Exodus, Gods and Kings 3D
Un soir, Moïse (Christian Bale), élevé au sein de la cour royale d’Égypte, découvre ses racines juives, se laisse pousser la barbe, arrête de maltraiter les chèvres, jette ce mascara ridicule que portent tous les membres de la cour et baisse soudainement le ton de sa voix. On le sait tous, au moins depuis Charlton Heston dans Les dix commandements, le prophète s’exprime à voix basse, très basse, limite rocailleuse. Son buisson ardent, par lequel Dieu se révèle à lui, prend ici la forme d’un gamin de 11 ans très sérieux, qui lui indique le pourquoi (libérer les esclaves juifs du joug égyptien et les conduire sur leur terre promise), le comment (entraînement intensif et paramilitaire de ses ouailles) et le sens (la mer Rouge) de sa mission.
Les bigots ne seront sans doute pas à la fête devant la vision très « Nouveau Testament » de Ridley Scott, qui transforme ici le prophète en chef de guerre obsessionnel, individualiste et sanguinaire. Plus Alexandre d’Oliver Stone (mais sans sa folie psyché‑pathologique) que La Bible de John Huston. Moïse est donc seul, tout seul, et conduit son peuple comme un illuminé, soit le contraire du héros fordien, toujours attentif et concerné par sa communauté.
Résultat : à l’exception de John Turturro qui, dans le rôle de Séthi, trouve un court espace pour exister vraiment à l’écran, tous les personnages secondaires du film sont réduits à des silhouettes, à une poignée de répliques fonctionnelles, qu’il s’agisse de Ben Kingsley, de Sigourney Weaver ou de Hiam Abbass.
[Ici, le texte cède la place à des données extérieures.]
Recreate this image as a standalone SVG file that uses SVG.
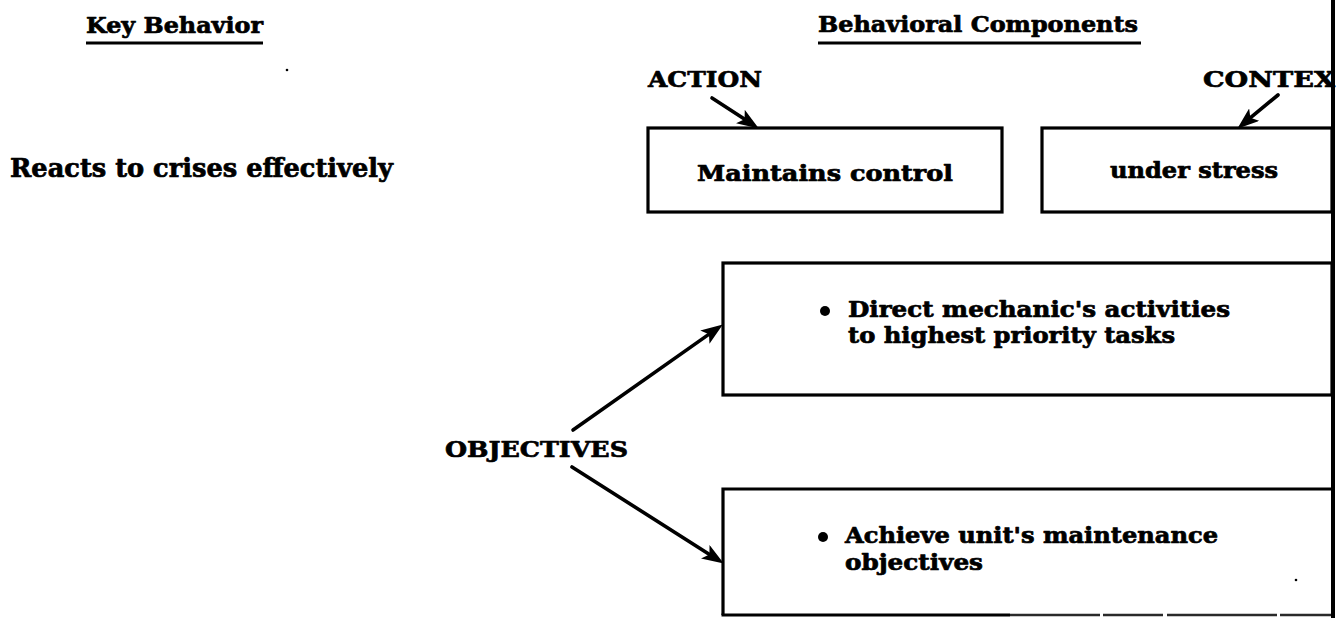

Tandis que le musculeux Joel Edgerton, dans le rôle du mauvais pharaon Ramsès, mâche du chewing‑gum, fait mumuse avec des serpents et se demande visiblement pourquoi ce n’est pas lui qu’on a choisi pour jouer dans Fast & Furious.
Exodus résume assez bien l’impasse esthétique où butent tous ces péplums contemporains (et Scott fut aux avant‑postes de cette nouvelle donne avec son Gladiator en 2000), désireux de retrouver le souffle épique et grandiose des films de Cecil B. de Mille et de David Lean, mais avec les moyens illimités et glaciaux de l’image numérique. Souvenez‑vous dans Cléopâtre, Lawrence d’Arabie ou Les dix commandements, de la puissance de fascination de ces grands mouvements de foule, de ces plans d’ensemble révélant une ville romaine ou antique toute entière, avec ces milliers de figurants en chair et en os, ces décors reconstruits pour de bon sur les plateaux des studios ou dans un désert marocain.
Ici, c’est la même chose, puissance dix, des images numériques de plus en plus réalistes, bien faites, mais l’œil du spectateur glisse avec indifférence et lassitude sur ces tableaux balayés dans tous les sens par une caméra aérienne dont il sait d’emblée et intuitivement, qu’en réalité, celle-ci n’a survolé que du vide, un immense écran vert et une poignée d’acteurs en pagne attendant qu’on incruste autour d’eux des armées de pixels. Pas de rapport entre le grandiose et l’échelle, entre l’émerveillement du spectateur et la taille de ce qui l’image lui donne.
Bien sûr, ici ou là, une petite scène (et elles sont nombreuses : les fameuses dix plaies) fait son effet, à commencer par l’ouverture orgasmique de la mer Rouge, climax spectaculaire du film. Ridley Scott, qui n’est pas un cinéaste sentimental, a souvent su insérer dans ses récits bigger than life de fortes séquences d’intimité qui font ici cruellement défaut (voir l’épisode domestique au cours duquel Moïse se marie et apprend à son fils à jouer au baseball), mais c’était le Scott d’avant, celui d’Alien, de Blade Runner et même de La chute du faucon noir.